-- BEGIN EXERCISE MATERIALS --
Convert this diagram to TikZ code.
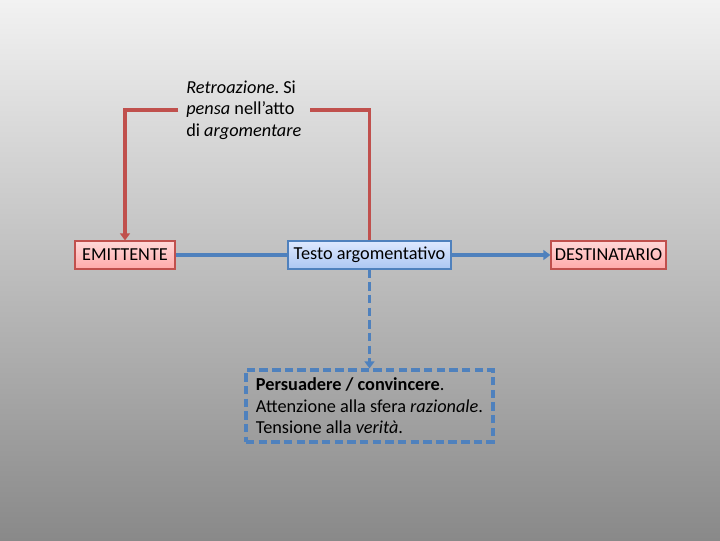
\documentclass[tikz,border=0pt]{standalone}
\usepackage{fontspec}
\setmainfont{Carlito}
\usetikzlibrary{arrows.meta}
\definecolor{linkblue}{HTML}{4F81BD}
\definecolor{feedred}{HTML}{C0504D}
\definecolor{bgtop}{HTML}{F2F2F2}
\definecolor{bgbottom}{HTML}{898989}
\definecolor{pinktop}{HTML}{FFD8D8}
\definecolor{pinkbottom}{HTML}{FFAAAA}
\definecolor{pinkborder}{HTML}{C0504D}
\definecolor{bluetop}{HTML}{DEE9FF}
\definecolor{bluebottom}{HTML}{ABC6F2}
\frenchspacing

\begin{document}
\begin{tikzpicture}[
    x=0.025cm, y=-0.025cm,
    font=\fontsize{13}{15.3}\selectfont,
    party/.style={rectangle, draw=pinkborder, line width=0.8pt, top color=pinktop, bottom color=pinkbottom, minimum height=0.7cm, inner sep=2pt},
    message/.style={rectangle, draw=linkblue, line width=0.8pt, top color=bluetop, bottom color=bluebottom, minimum height=0.7cm, inner sep=2pt},
    goal/.style={rectangle, draw=linkblue, dash pattern=on 6pt off 3pt, line width=2.2pt, minimum width=6.175cm, minimum height=1.8cm, align=left, inner sep=0.175cm},
    flow/.style={line width=2.2pt, color=linkblue},
    feedback/.style={line width=2.2pt, color=feedred},
    tip/.style={-{Triangle[length=5pt,width=7pt]}}
]
    % background
    \shade[top color=bgtop, bottom color=bgbottom] (0,0) rectangle (720,540);

    \node[party, minimum width=2.5cm] (emit) at (125,255) {EMITTENTE};
    \node[message, minimum width=4.075cm] (testo) at (369.5,255) {Testo argomentativo};
    \node[party, minimum width=2.875cm] (dest) at (608.5,255) {DESTINATARIO};
    \node[anchor=west, align=left, inner sep=0.2cm] (retro) at (178,110)
        {\textit{Retroazione}. Si\\ \textit{pensa} nell’atto\\ di \textit{argomentare}};
    \node[goal] (scopo) at (369.5,406)
        {\textbf{Persuadere / convincere}.\\ Attenzione alla sfera \textit{razionale}.\\ Tensione alla \textit{verità}.};

    \draw[flow] (emit) -- (testo);
    \draw[flow, tip] (testo) -- (dest);
    \draw[flow, tip, dash pattern=on 6pt off 3pt] (testo) -- (scopo);
    \draw[feedback] (testo.north) |- (retro.east);
    \draw[feedback, tip] (retro.west) -| (emit.north);
\end{tikzpicture}
\end{document}
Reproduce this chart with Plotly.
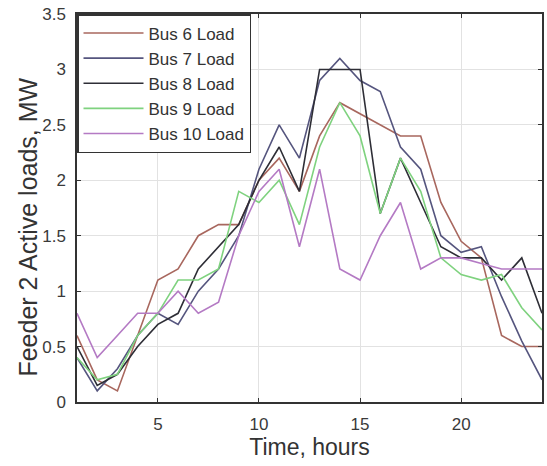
import plotly.graph_objects as go

hours = list(range(1, 25))
bus6 = [0.6, 0.2, 0.1, 0.6, 1.1, 1.2, 1.5, 1.6, 1.6, 2.0, 2.2, 1.9, 2.4, 2.7, 2.6, 2.5, 2.4, 2.4, 1.8, 1.45, 1.3, 0.6, 0.5, 0.5]
bus7 = [0.4, 0.1, 0.3, 0.6, 0.8, 0.7, 1.0, 1.2, 1.5, 2.1, 2.5, 2.2, 2.9, 3.1, 2.9, 2.8, 2.3, 2.1, 1.5, 1.35, 1.4, 0.95, 0.55, 0.2]
bus8 = [0.5, 0.15, 0.25, 0.5, 0.7, 0.8, 1.2, 1.4, 1.6, 2.0, 2.3, 1.9, 3.0, 3.0, 3.0, 1.7, 2.2, 1.8, 1.4, 1.3, 1.3, 1.1, 1.3, 0.8]
bus9 = [0.4, 0.2, 0.25, 0.6, 0.8, 1.1, 1.1, 1.2, 1.9, 1.8, 2.0, 1.6, 2.3, 2.7, 2.4, 1.7, 2.2, 1.9, 1.3, 1.15, 1.1, 1.15, 0.85, 0.65]
bus10 = [0.8, 0.4, 0.6, 0.8, 0.8, 1.0, 0.8, 0.9, 1.5, 1.9, 2.1, 1.4, 2.1, 1.2, 1.1, 1.5, 1.8, 1.2, 1.3, 1.3, 1.25, 1.2, 1.2, 1.2]

names = ["Bus 6 Load", "Bus 7 Load", "Bus 8 Load", "Bus 9 Load", "Bus 10 Load"]
series = [bus6, bus7, bus8, bus9, bus10]
colors = ["#a8675e", "#55557e", "#2e2e36", "#7fd27f", "#b47ac4"]

x_ticks = [5, 10, 15, 20]
y_ticks = [0, 0.5, 1, 1.5, 2, 2.5, 3, 3.5]
y_tick_text = ["0", "0.5", "1", "1.5", "2", "2.5", "3", "3.5"]

x_title = "Time, hours"
y_title = "Feeder 2 Active loads, MW"

FONT = "Liberation Sans, Arial"

fig = go.Figure()
for n, s, c in zip(names, series, colors):
    fig.add_trace(go.Scatter(x=hours, y=s, mode="lines", name=n,
                             line=dict(color=c, width=1.6)))

axis_common = dict(showline=True, linecolor="#333333", linewidth=1.5, mirror="ticks",
                   ticks="inside", ticklen=4, tickcolor="#333333",
                   showgrid=True, gridcolor="#e2e2e2", gridwidth=1, zeroline=False,
                   ticklabelstandoff=6,
                   tickfont=dict(family=FONT, size=17, color="#3a3a3a"))

fig.update_xaxes(range=[1, 24], tickvals=x_ticks,
                 title=dict(text=x_title, font=dict(family=FONT, size=23, color="#333333"), standoff=4),
                 **axis_common)
fig.update_yaxes(range=[0, 3.5], tickvals=y_ticks, ticktext=y_tick_text,
                 **axis_common)

fig.add_annotation(text=y_title, textangle=-90, xref="paper", yref="paper",
                   x=-0.105, y=0.45, xanchor="center", yanchor="middle", showarrow=False,
                   font=dict(family=FONT, size=25, color="#333333"))

fig.update_layout(
    width=547, height=466,
    margin=dict(l=77, r=3, t=14, b=64),
    paper_bgcolor="white", plot_bgcolor="white",
    showlegend=True,
    legend=dict(x=0, y=1, xanchor="left", yanchor="top",
                bgcolor="white", bordercolor="#333333", borderwidth=1.5,
                font=dict(family=FONT, size=17, color="#333333"),
                tracegroupgap=0, itemwidth=60, entrywidth=165),
)

fig.write_html("out.html")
-- END EXERCISE MATERIALS --
TO BE DONE:
Write out every line above exactly as it is, leaving out the pictures.

FINISHED EXERCISE:
Convert this diagram to TikZ code.
\documentclass[tikz,border=0pt]{standalone}
\usepackage{fontspec}
\setmainfont{Carlito}
\usetikzlibrary{arrows.meta}
\definecolor{linkblue}{HTML}{4F81BD}
\definecolor{feedred}{HTML}{C0504D}
\definecolor{bgtop}{HTML}{F2F2F2}
\definecolor{bgbottom}{HTML}{898989}
\definecolor{pinktop}{HTML}{FFD8D8}
\definecolor{pinkbottom}{HTML}{FFAAAA}
\definecolor{pinkborder}{HTML}{C0504D}
\definecolor{bluetop}{HTML}{DEE9FF}
\definecolor{bluebottom}{HTML}{ABC6F2}
\frenchspacing

\begin{document}
\begin{tikzpicture}[
    x=0.025cm, y=-0.025cm,
    font=\fontsize{13}{15.3}\selectfont,
    party/.style={rectangle, draw=pinkborder, line width=0.8pt, top color=pinktop, bottom color=pinkbottom, minimum height=0.7cm, inner sep=2pt},
    message/.style={rectangle, draw=linkblue, line width=0.8pt, top color=bluetop, bottom color=bluebottom, minimum height=0.7cm, inner sep=2pt},
    goal/.style={rectangle, draw=linkblue, dash pattern=on 6pt off 3pt, line width=2.2pt, minimum width=6.175cm, minimum height=1.8cm, align=left, inner sep=0.175cm},
    flow/.style={line width=2.2pt, color=linkblue},
    feedback/.style={line width=2.2pt, color=feedred},
    tip/.style={-{Triangle[length=5pt,width=7pt]}}
]
    % background
    \shade[top color=bgtop, bottom color=bgbottom] (0,0) rectangle (720,540);

    \node[party, minimum width=2.5cm] (emit) at (125,255) {EMITTENTE};
    \node[message, minimum width=4.075cm] (testo) at (369.5,255) {Testo argomentativo};
    \node[party, minimum width=2.875cm] (dest) at (608.5,255) {DESTINATARIO};
    \node[anchor=west, align=left, inner sep=0.2cm] (retro) at (178,110)
        {\textit{Retroazione}. Si\\ \textit{pensa} nell’atto\\ di \textit{argomentare}};
    \node[goal] (scopo) at (369.5,406)
        {\textbf{Persuadere / convincere}.\\ Attenzione alla sfera \textit{razionale}.\\ Tensione alla \textit{verità}.};

    \draw[flow] (emit) -- (testo);
    \draw[flow, tip] (testo) -- (dest);
    \draw[flow, tip, dash pattern=on 6pt off 3pt] (testo) -- (scopo);
    \draw[feedback] (testo.north) |- (retro.east);
    \draw[feedback, tip] (retro.west) -| (emit.north);
\end{tikzpicture}
\end{document}
Reproduce this chart with Plotly.
import plotly.graph_objects as go

hours = list(range(1, 25))
bus6 = [0.6, 0.2, 0.1, 0.6, 1.1, 1.2, 1.5, 1.6, 1.6, 2.0, 2.2, 1.9, 2.4, 2.7, 2.6, 2.5, 2.4, 2.4, 1.8, 1.45, 1.3, 0.6, 0.5, 0.5]
bus7 = [0.4, 0.1, 0.3, 0.6, 0.8, 0.7, 1.0, 1.2, 1.5, 2.1, 2.5, 2.2, 2.9, 3.1, 2.9, 2.8, 2.3, 2.1, 1.5, 1.35, 1.4, 0.95, 0.55, 0.2]
bus8 = [0.5, 0.15, 0.25, 0.5, 0.7, 0.8, 1.2, 1.4, 1.6, 2.0, 2.3, 1.9, 3.0, 3.0, 3.0, 1.7, 2.2, 1.8, 1.4, 1.3, 1.3, 1.1, 1.3, 0.8]
bus9 = [0.4, 0.2, 0.25, 0.6, 0.8, 1.1, 1.1, 1.2, 1.9, 1.8, 2.0, 1.6, 2.3, 2.7, 2.4, 1.7, 2.2, 1.9, 1.3, 1.15, 1.1, 1.15, 0.85, 0.65]
bus10 = [0.8, 0.4, 0.6, 0.8, 0.8, 1.0, 0.8, 0.9, 1.5, 1.9, 2.1, 1.4, 2.1, 1.2, 1.1, 1.5, 1.8, 1.2, 1.3, 1.3, 1.25, 1.2, 1.2, 1.2]

names = ["Bus 6 Load", "Bus 7 Load", "Bus 8 Load", "Bus 9 Load", "Bus 10 Load"]
series = [bus6, bus7, bus8, bus9, bus10]
colors = ["#a8675e", "#55557e", "#2e2e36", "#7fd27f", "#b47ac4"]

x_ticks = [5, 10, 15, 20]
y_ticks = [0, 0.5, 1, 1.5, 2, 2.5, 3, 3.5]
y_tick_text = ["0", "0.5", "1", "1.5", "2", "2.5", "3", "3.5"]

x_title = "Time, hours"
y_title = "Feeder 2 Active loads, MW"

FONT = "Liberation Sans, Arial"

fig = go.Figure()
for n, s, c in zip(names, series, colors):
    fig.add_trace(go.Scatter(x=hours, y=s, mode="lines", name=n,
                             line=dict(color=c, width=1.6)))

axis_common = dict(showline=True, linecolor="#333333", linewidth=1.5, mirror="ticks",
                   ticks="inside", ticklen=4, tickcolor="#333333",
                   showgrid=True, gridcolor="#e2e2e2", gridwidth=1, zeroline=False,
                   ticklabelstandoff=6,
                   tickfont=dict(family=FONT, size=17, color="#3a3a3a"))

fig.update_xaxes(range=[1, 24], tickvals=x_ticks,
                 title=dict(text=x_title, font=dict(family=FONT, size=23, color="#333333"), standoff=4),
                 **axis_common)
fig.update_yaxes(range=[0, 3.5], tickvals=y_ticks, ticktext=y_tick_text,
                 **axis_common)

fig.add_annotation(text=y_title, textangle=-90, xref="paper", yref="paper",
                   x=-0.105, y=0.45, xanchor="center", yanchor="middle", showarrow=False,
                   font=dict(family=FONT, size=25, color="#333333"))

fig.update_layout(
    width=547, height=466,
    margin=dict(l=77, r=3, t=14, b=64),
    paper_bgcolor="white", plot_bgcolor="white",
    showlegend=True,
    legend=dict(x=0, y=1, xanchor="left", yanchor="top",
                bgcolor="white", bordercolor="#333333", borderwidth=1.5,
                font=dict(family=FONT, size=17, color="#333333"),
                tracegroupgap=0, itemwidth=60, entrywidth=165),
)

fig.write_html("out.html")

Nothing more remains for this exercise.